Лицо его было удивительно вылеплено, в нем ангельская красота сочеталась с чем-то демоническим, порочным и в то же время привлекательным. Но больше всего притягивали и волновали его глаза. Они были холодные, серо-голубого оттенка, в их глубине таились чувственность, искушенность и ум. Густые ресницы придавали лицу выражение скуки и дерзкого вызова. Глаза были проницательны, выразительны и чисты, как горный ледник, – и дьявольски опасны.
– Можешь оставить нас, Фойл, – пробормотал маркиз, не отрывая от Гвинет взгляда.
Гвинет подождала, пока юноша покинет комнату.
– А в чем заключается этот эффект, лорд Морнингхолл? – с вызовом спросила она.
Что-то дрогнуло во взгляде маркиза, словно улыбка промелькнула в глазах. Но затем они снова стали холодными и жестокими.
– Вы знаете, – негромко сказал он, наклоняясь вперед, чтобы налить себе бокал бренди, и явно не собираясь предложить напиток ей, – моя мать считала меня дьяволом. – Голос у него был грудной, красивый, хорошо поставленный, резкий и одновременно мягкий. И еще – чувственный. Ангельский и демонический вместе. – Она окончила свои дни в лондонском доме для умалишенных, где с великой радостью сообщала своим столь же безумным друзьям и подругам, что родила Антихриста. – Маркиз одарил ее ледяным взглядом. – Вы гораздо моложе, чем я ожидал. Совсем девчушка. Так что вам угодно?
Быстрая смена мыслей, мгновенный переход от приятных или, во всяком случае, любезных слов к откровенной грубости явились причиной того, что Гвинет вскинула подбородок, щеки ее вспыхнули. Она устремила на него, как она надеялась, весьма дерзкий и воинственный взгляд.
– Я хочу, лорд Морнингхолл, осмотреть ваш корабль с тем, чтобы решительно осудить и наложить арест на тот ад, в котором влачат существование военнопленные и выходцем из которого являетесь вы сами, как о том с гордостью только что заявили. Могу я попросить, чтобы вы сопровождали меня, или это сделает ваш более любезный гардемарин?
– Честно говоря, миледи, я не намерен сопровождать вас, а у мистера Фойла есть другие, более важные обязанности. Вы можете покинуть корабль в любой момент, когда пожелаете. И в этом случае я буду счастлив вас проводить.

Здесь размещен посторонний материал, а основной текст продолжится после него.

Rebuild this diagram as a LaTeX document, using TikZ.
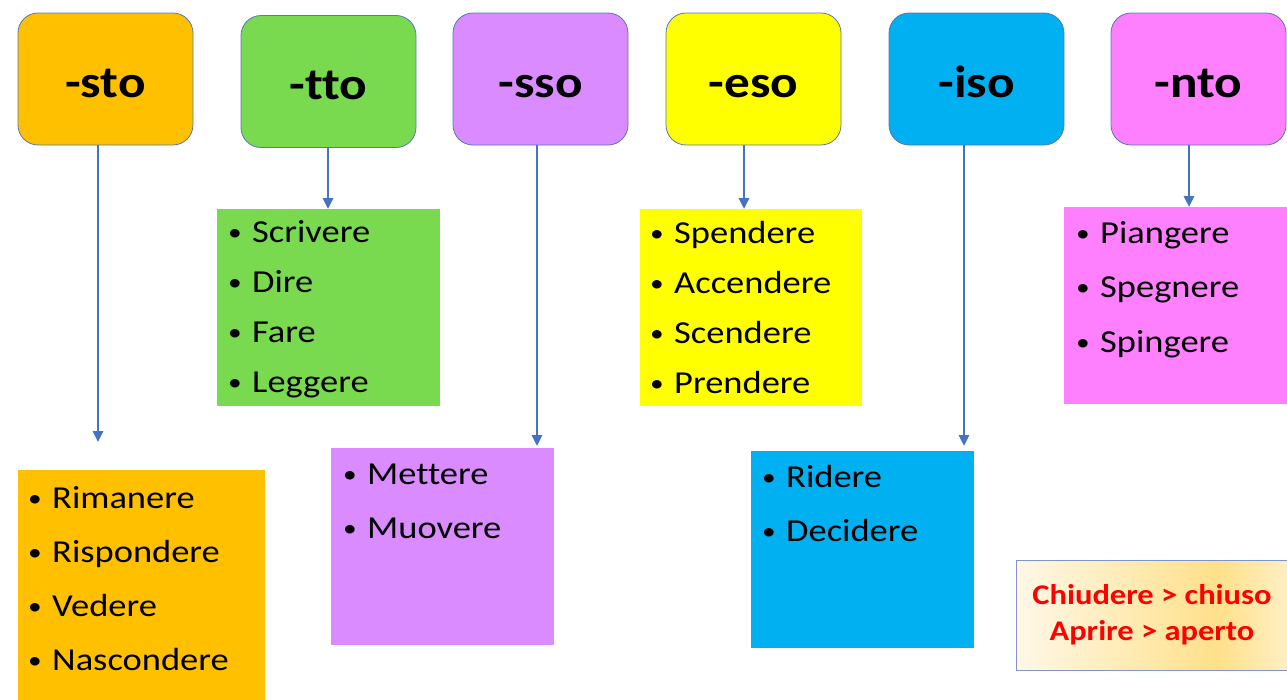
\documentclass[tikz,border=0pt]{standalone}
\usepackage{fontspec}
\setmainfont{Carlito}[FakeStretch=1.14,Ligatures=NoCommon]
\usetikzlibrary{arrows.meta}

\definecolor{stoc}{HTML}{FFC000}
\definecolor{ttoc}{HTML}{79DA4F}
\definecolor{ssoc}{HTML}{D98BFF}
\definecolor{esoc}{HTML}{FFFF00}
\definecolor{isoc}{HTML}{00B0F0}
\definecolor{ntoc}{HTML}{FF80FF}
\definecolor{hdrline}{HTML}{5A77B5}
\definecolor{linkc}{HTML}{4472C4}
\definecolor{notea}{HTML}{FFF8E8}
\definecolor{noteb}{HTML}{FFE08A}
\definecolor{notec}{HTML}{FFEFC2}
\definecolor{noteline}{HTML}{7F95C8}

\pgfdeclarehorizontalshading{notefill}{100bp}{color(0bp)=(notea); color(25bp)=(notea);
  color(62bp)=(noteb); color(75bp)=(notec); color(100bp)=(notec)}

\newcommand{\verbo}[1]{\makebox[24pt][l]{\fontsize{24}{24}\selectfont\raisebox{2pt}{•}}#1}

\begin{document}
\begin{tikzpicture}
    [x=1pt,y=-1pt,
    ending/.style={rectangle,rounded corners=20pt,draw=hdrline,thick,fill=#1,
    inner sep=0pt,minimum width=175pt,minimum height=132pt,
    font=\fontsize{45}{50}\selectfont\bfseries,text height=36pt,text depth=0pt},
    verbs/.style={rectangle,fill=#1,inner sep=0pt},
    words/.style={anchor=base west,inner sep=0pt,text width=215pt,align=left,
    font=\fontsize{32}{#1}\selectfont},
    link/.style={draw=linkc,line width=2.6pt,-{Triangle[length=11pt,width=10pt]}},
    note/.style={rectangle,draw=noteline,thick,shade,shading=notefill,
    minimum width=272pt,minimum height=110pt,align=center,text=red,
    font=\fontsize{28.5}{36}\selectfont\bfseries}]
    \useasboundingbox (0,0) rectangle (1287,699);
    % endings
    \node (sto) [ending=stoc] at ( 105.5,79) {-sto};
    \node (tto) [ending=ttoc] at ( 328.5,81.5) {-tto};
    \node (sso) [ending=ssoc] at ( 540.5,79) {-sso};
    \node (eso) [ending=esoc] at ( 753.5,79) {-eso};
    \node (iso) [ending=isoc] at ( 976.5,79) {-iso};
    \node (nto) [ending=ntoc] at (1198.5,79) {-nto};
    % verb boxes
    \node (tto list) [verbs=ttoc,minimum width=223pt,minimum height=197pt] at ( 328.5,307.5) {};
    \node (eso list) [verbs=esoc,minimum width=222pt,minimum height=197pt] at ( 751,307.5) {};
    \node (nto list) [verbs=ntoc,minimum width=223pt,minimum height=197pt] at (1175.5,305.5) {};
    \node (sto list) [verbs=stoc,minimum width=247pt,minimum height=230pt] at ( 141.5,585) {};
    \node (sso list) [verbs=ssoc,minimum width=223pt,minimum height=197pt] at ( 442.5,546.5) {};
    \node (iso list) [verbs=isoc,minimum width=223pt,minimum height=197pt] at ( 862.5,549.5) {};
    \node (tto words) [words=50] at ( 228,242) {\verbo{Scrivere}\\\verbo{Dire}\\\verbo{Fare}\\\verbo{Leggere}};
    \node (eso words) [words=50] at ( 650,243) {\verbo{Spendere}\\\verbo{Accendere}\\\verbo{Scendere}\\\verbo{Prendere}};
    \node (nto words) [words=54.5] at (1076,243) {\verbo{Piangere}\\\verbo{Spegnere}\\\verbo{Spingere}};
    \node (sto words) [words=54] at (  28,508) {\verbo{Rimanere}\\\verbo{Rispondere}\\\verbo{Vedere}\\\verbo{Nascondere}};
    \node (sso words) [words=54] at ( 343,484) {\verbo{Mettere}\\\verbo{Muovere}};
    \node (iso words) [words=54] at ( 762,487) {\verbo{Ridere}\\\verbo{Decidere}};
    % irregular ones
    \node (rule note) [note] at (1152,615) {Chiudere > chiuso\\Aprire > aperto};
    % arrows
    \foreach \h/\x/\y in {sto/98/442,tto/328/209,sso/537/446,eso/744/209,iso/964/446,nto/1189/207}
    {
        \coordinate (\h tip) at (\x,\y);
        \draw[link] (\h tip |- \h.south) -- (\h tip);
    }
\end{tikzpicture}
\end{document}
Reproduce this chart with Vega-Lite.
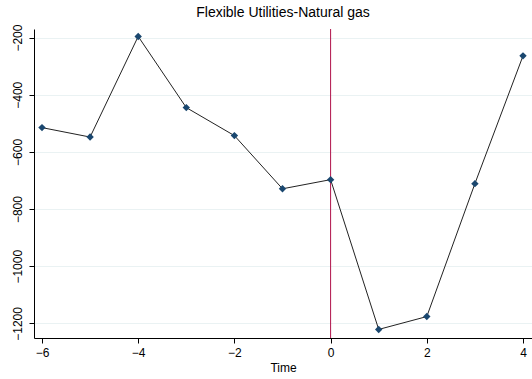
{
  "$schema": "https://vega.github.io/schema/vega-lite/v6.json",
  "width": 498,
  "height": 309,
  "autosize": {"type": "none"},
  "padding": {"left": 34, "top": 29, "right": 0, "bottom": 41},
  "background": "white",
  "title": {"text": "Flexible Utilities-Natural gas", "font": "Liberation Sans", "fontSize": 14, "fontWeight": "normal", "color": "#000000", "anchor": "middle", "offset": 4},
  "config": {"view": {"stroke": null}, "axis": {"labelFont": "Liberation Sans", "titleFont": "Liberation Sans", "labelColor": "#000000", "titleColor": "#000000", "domainColor": "#000000", "tickColor": "#000000"}},
  "data": {"values": [
    {"t": -6, "v": -515},
    {"t": -5, "v": -548},
    {"t": -4, "v": -196},
    {"t": -3, "v": -445},
    {"t": -2, "v": -543},
    {"t": -1, "v": -729},
    {"t": 0, "v": -697},
    {"t": 1, "v": -1221},
    {"t": 2, "v": -1176},
    {"t": 3, "v": -711},
    {"t": 4, "v": -264}
  ]},
  "encoding": {
    "x": {"field": "t", "type": "quantitative", "scale": {"domain": [-6.166, 4.187], "nice": false, "zero": false},
      "axis": {"title": "Time", "values": [-6, -4, -2, 0, 2, 4], "format": "d", "grid": false, "labelFontSize": 12, "titleFontSize": 12, "titleFontWeight": "normal", "tickSize": 5, "labelPadding": 4, "titlePadding": 4, "domainWidth": 1}},
    "y": {"field": "v", "type": "quantitative", "scale": {"domain": [-1251, -170], "nice": false, "zero": false},
      "axis": {"title": null, "values": [-1200, -1000, -800, -600, -400, -200], "format": "d", "grid": true, "gridColor": "#eaf2f3", "gridWidth": 1, "labelAngle": -90, "labelAlign": "center", "labelBaseline": "bottom", "labelFontSize": 12, "tickSize": 5, "labelPadding": 5, "domainWidth": 1}}
  },
  "layer": [
    {"mark": {"type": "rule", "color": "#b0124a", "strokeWidth": 1}, "data": {"values": [{"t": 0}]}, "encoding": {"x": {"field": "t", "type": "quantitative"}, "y": null}},
    {"mark": {"type": "line", "color": "#222222", "strokeWidth": 1}},
    {"mark": {"type": "point", "shape": "diamond", "filled": true, "color": "#1a476f", "size": 55, "opacity": 1}}
  ]
}
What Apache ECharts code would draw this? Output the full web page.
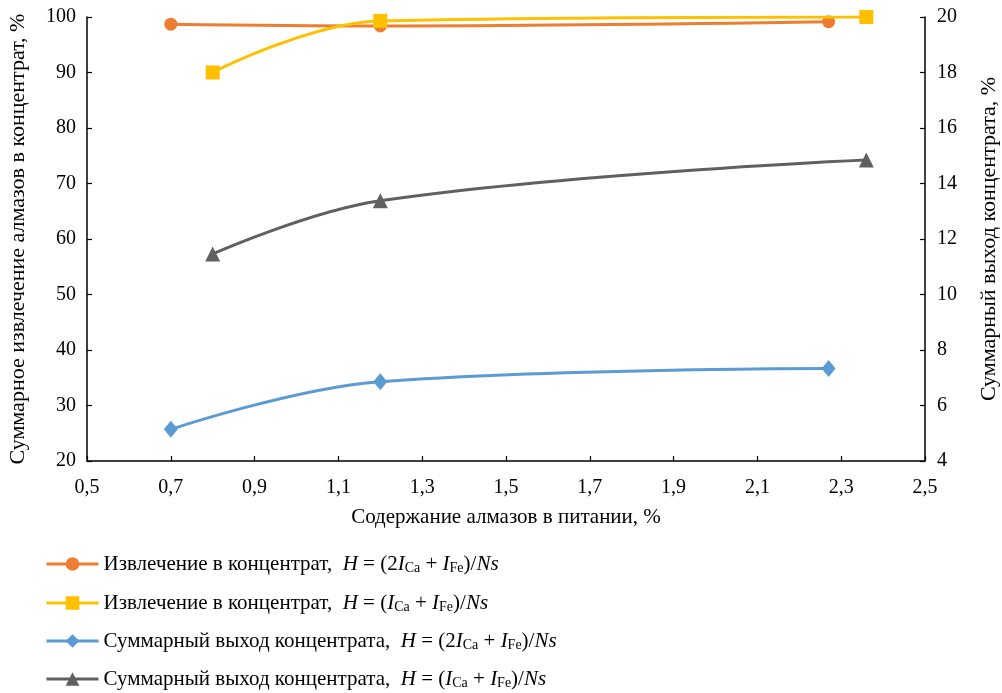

Положив ногу на ногу, он стал столь откровенно рассматривать ее грудь, что Гвинет показалось, будто он раздел ее донага и изнасиловал, даже не коснувшись рукой ее внезапно почувствовавшей жар плоти. Затем, как если бы зрелище перестало его занимать и интересовать, он тоскливо вздохнул, поднялся, подошел к окну и, стоя спиной к Гвинет, принялся смотреть на бухту.